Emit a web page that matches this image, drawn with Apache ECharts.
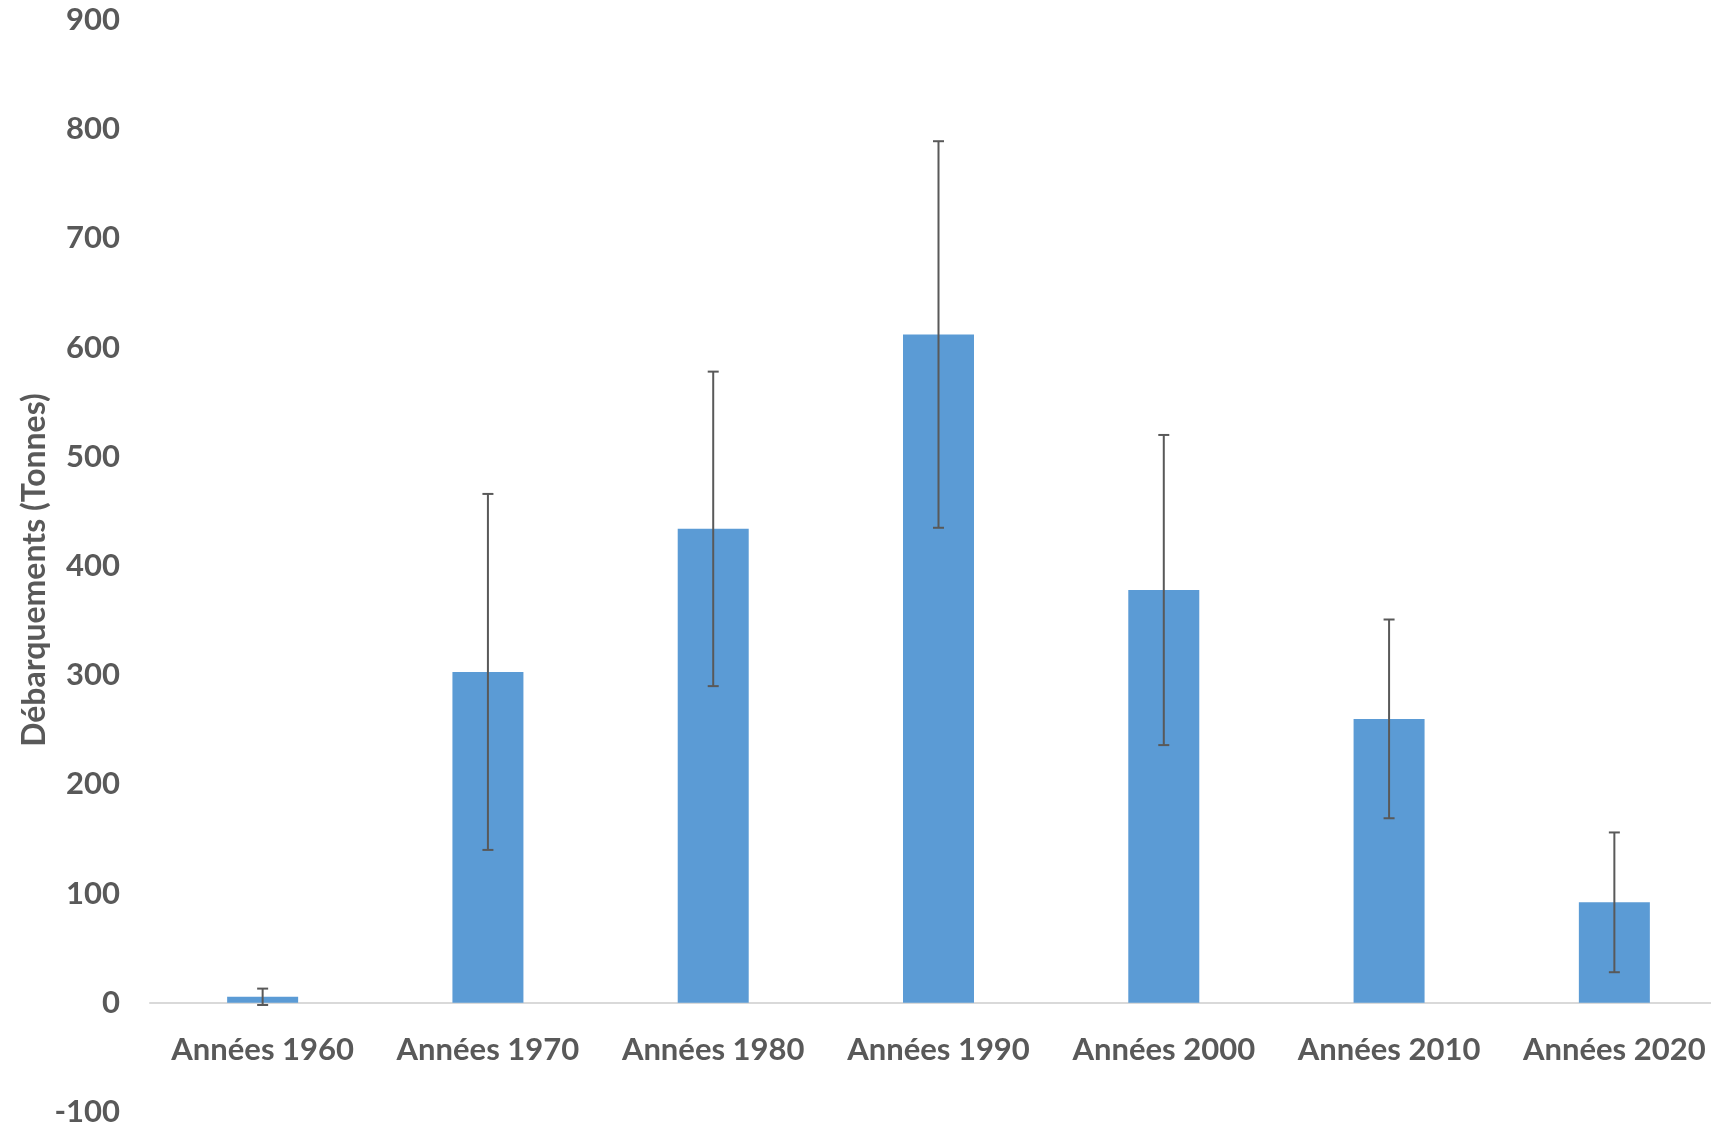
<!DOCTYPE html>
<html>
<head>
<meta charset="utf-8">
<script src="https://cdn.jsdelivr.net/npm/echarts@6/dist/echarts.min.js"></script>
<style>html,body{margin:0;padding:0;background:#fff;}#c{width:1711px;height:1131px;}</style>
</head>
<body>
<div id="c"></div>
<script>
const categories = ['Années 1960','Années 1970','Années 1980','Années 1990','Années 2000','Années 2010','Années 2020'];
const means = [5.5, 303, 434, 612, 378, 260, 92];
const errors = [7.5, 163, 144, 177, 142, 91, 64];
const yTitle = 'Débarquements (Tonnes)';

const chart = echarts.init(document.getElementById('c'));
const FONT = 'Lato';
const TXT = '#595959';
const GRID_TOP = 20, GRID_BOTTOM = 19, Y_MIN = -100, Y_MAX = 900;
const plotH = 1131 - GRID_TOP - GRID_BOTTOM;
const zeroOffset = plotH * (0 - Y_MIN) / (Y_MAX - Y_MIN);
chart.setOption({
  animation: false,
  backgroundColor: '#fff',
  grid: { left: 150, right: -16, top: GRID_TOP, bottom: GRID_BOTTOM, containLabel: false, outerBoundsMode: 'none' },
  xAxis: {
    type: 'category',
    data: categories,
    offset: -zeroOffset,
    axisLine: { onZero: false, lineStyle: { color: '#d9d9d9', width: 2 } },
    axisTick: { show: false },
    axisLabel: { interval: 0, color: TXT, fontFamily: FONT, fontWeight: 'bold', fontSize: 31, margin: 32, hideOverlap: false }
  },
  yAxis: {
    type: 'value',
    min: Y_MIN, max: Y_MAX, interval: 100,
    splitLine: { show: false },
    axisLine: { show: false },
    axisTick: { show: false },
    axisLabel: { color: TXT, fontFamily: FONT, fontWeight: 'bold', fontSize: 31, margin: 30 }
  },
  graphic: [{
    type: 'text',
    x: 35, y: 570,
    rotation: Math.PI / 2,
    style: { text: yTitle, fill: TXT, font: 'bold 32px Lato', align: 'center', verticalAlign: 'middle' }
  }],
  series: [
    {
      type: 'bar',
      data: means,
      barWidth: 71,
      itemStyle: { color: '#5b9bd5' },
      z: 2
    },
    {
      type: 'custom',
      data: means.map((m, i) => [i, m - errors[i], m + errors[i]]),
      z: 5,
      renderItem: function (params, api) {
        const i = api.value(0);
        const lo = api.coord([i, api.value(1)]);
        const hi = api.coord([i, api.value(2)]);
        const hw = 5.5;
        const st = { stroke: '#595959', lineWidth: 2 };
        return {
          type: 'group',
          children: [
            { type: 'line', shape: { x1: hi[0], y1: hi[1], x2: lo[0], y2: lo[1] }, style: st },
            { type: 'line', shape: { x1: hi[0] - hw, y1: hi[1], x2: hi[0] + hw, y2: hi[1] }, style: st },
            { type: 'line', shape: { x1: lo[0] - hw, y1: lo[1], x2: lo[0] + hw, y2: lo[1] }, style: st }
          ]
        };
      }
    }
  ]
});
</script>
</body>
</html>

...

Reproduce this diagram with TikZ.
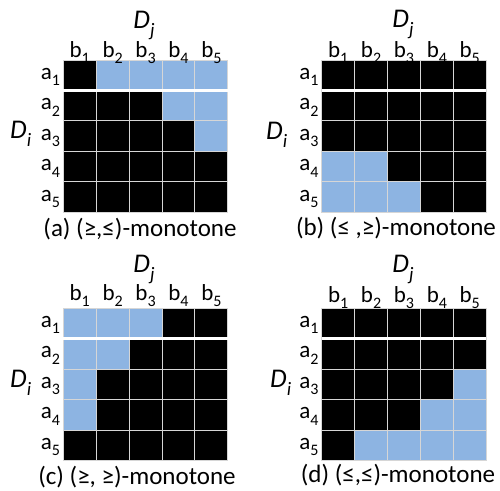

(DO THIS): Give again, word for word, the lines from the one that contains "Emit a web page" to the one that contains "const yTitle = 'Débarquements (Tonnes)';", both included. Omit the pictures.

(TASK ANSWER):
Emit a web page that matches this image, drawn with Apache ECharts.
<!DOCTYPE html>
<html>
<head>
<meta charset="utf-8">
<script src="https://cdn.jsdelivr.net/npm/echarts@6/dist/echarts.min.js"></script>
<style>html,body{margin:0;padding:0;background:#fff;}#c{width:1711px;height:1131px;}</style>
</head>
<body>
<div id="c"></div>
<script>
const categories = ['Années 1960','Années 1970','Années 1980','Années 1990','Années 2000','Années 2010','Années 2020'];
const means = [5.5, 303, 434, 612, 378, 260, 92];
const errors = [7.5, 163, 144, 177, 142, 91, 64];
const yTitle = 'Débarquements (Tonnes)';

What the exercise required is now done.